Taiwan’s TSMC is still the world leader in making cutting edge high quality chips at low cost. But not figured into those costs is the risk of an immediate and catastrophic end to the supply chain should China’s communist dictatorship decide to attack the island. Taiwan’s semiconductor plants, as incredible and efficient as they are, have become utterly unreliable.

Hedging this risk by building factories overseas sounds like an easy answer.  But economics make it an uphill battle. Critics of the push to build the new Arizona factory note that it takes much longer and costs much more to build a plant in the U.S. than in Taiwan and recruiting the necessary labor force will be difficult.1 Assuming these hurdles are overcome, the chips produced will not be cost competitive with those produced in Taiwan. Without huge subsidies from America’s federal government, the project would never have even gotten off the ground.

TSMC has faced similar problems with its other plants overseas. A plant in Singapore also faces higher labor costs that hurt productivity. And expansion plans at an existing small plant north of Portland have been delayed for years because labor and construction costs make it uncompetitive the company’s plants in Taiwan. TSMC's retired founder Morris Chang has called efforts to rebuild a chip industry in the United States an "exercise in futility".2

But the fact that overseas fabs will never be as efficient as fabs in Taiwan doesn’t really matter, given the strategic threat that Taiwan faces from the menacing giant next door. If the day comes where China attacks Taiwan, any TSMC chip that cost twice as much to produce in Singapore, Portland or Phoenix will still be in intense demand. As the West shifts to a war footing, those plants’ production will go first to military customers and anything that remains will get rationed. A crash effort will certainly begin to build even more plants to eventually meet demand. But achieving that the will take years, and likely will never match Taiwan's curent level of efficiency.

Or course, it is always possible that a communist Chinese attack on Taiwan won’t happen. If cooler heads prevail and the island retains at peace, then the new plant in Phoenix will end up being a waste of time and money. But the same can be said for any money spend on any insurance policy that doesn't pay out. Insurance exists precisely because we don’t know what the future will bring, and we must protect ourselves against the worst.

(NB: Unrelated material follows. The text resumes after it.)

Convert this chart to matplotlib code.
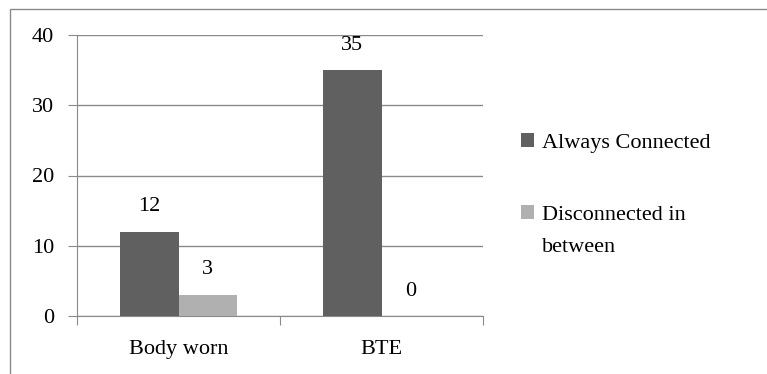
import matplotlib.pyplot as plt
from matplotlib.patches import Rectangle
import numpy as np

categories = ['Body worn', 'BTE']
always_connected = [12, 35]
disconnected = [3, 0]
series_names = ['Always Connected', 'Disconnected in']
name_wrap = 'between'  # second line of the second series name

plt.rcParams['font.family'] = ['Liberation Serif', 'DejaVu Serif']
fs = 16

fig = plt.figure(figsize=(7.67, 3.74), dpi=100)
ax = fig.add_axes([77/767, 1 - 316/374, (483 - 77)/767, (316 - 35)/374])

# outer chart border
fig.patches.append(Rectangle((10/767, -0.1), 1.2, 1 - 9/374 + 0.1, transform=fig.transFigure,
                             fill=False, edgecolor='#8a8a8a', linewidth=1))

x = np.arange(len(categories))
w = 0.29
b1 = ax.bar(x - w/2, always_connected, w, color='#606060', label=series_names[0], zorder=3)
b2 = ax.bar(x + w/2, disconnected, w, color='#b0b0b0', label=series_names[1], zorder=3)

for bars, vals in [(b1, always_connected), (b2, disconnected)]:
    for rect, v in zip(bars, vals):
        ax.annotate(str(v), (rect.get_x() + rect.get_width()/2, v), xytext=(0, 18),
                    textcoords='offset points', ha='center', va='center', fontsize=fs)

ax.set_xlim(-0.5, 1.5)
ax.set_ylim(0, 40)
ax.set_yticks([0, 10, 20, 30, 40])
ax.set_xticks([-0.5, 0.5, 1.5], minor=False)
ax.set_xticklabels([])
ax.set_xticks(x, minor=True)
ax.set_xticklabels(categories, minor=True)
ax.tick_params(axis='x', which='minor', length=0, labelsize=fs, pad=17)
ax.tick_params(axis='x', which='major', length=6.5, color='#8a8a8a', direction='out')
ax.tick_params(axis='y', length=6.5, color='#8a8a8a', labelsize=fs, pad=10)
ax.yaxis.grid(True, color='#8a8a8a', linewidth=1, zorder=0)
ax.set_axisbelow(True)
for s in ['top', 'right']:
    ax.spines[s].set_visible(False)
for s in ['left', 'bottom']:
    ax.spines[s].set_color('#8a8a8a')

leg = ax.legend(loc='upper left', bbox_to_anchor=(501/767, 1 - 113/374), bbox_transform=fig.transFigure,
                frameon=False, fontsize=fs, handlelength=0.6, handleheight=0.6, handletextpad=0.35,
                labelspacing=2.36)

# wrapped second line placed under the legend label
fig.canvas.draw()
bb = leg.get_texts()[1].get_window_extent()
fig.text(bb.x0 / fig.bbox.width, (bb.y0 + bb.height / 2 - 32) / fig.bbox.height, name_wrap,
         fontsize=fs, ha='left', va='center')

fig.savefig('out.png', dpi=100)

In hindsight, it was foolish to ever let so much of the world’s critical industrial production shift to China -- and to the first island chain that is easy striking distance from China’s shores. 20 years ago, globalization’s boosters would have rightfully argued that China was likely to become more democratic as a result of its economic growth. Tragically, that never happened, and it’s unlikely to happen any time soon. The sad truth is that the world needs an insurance policy against Taiwan’s menacing giant next door.


Notes:

1. Economist, America is building chip factories. Now to find the workers, August 5, 2023

2. Oregon Tech, TSMC’s Morris Chang Explains WaferTech’s Failure in Camas, Calls Push for U.S. Chip Revival an 'Exercise in Futility', April 2, 2022.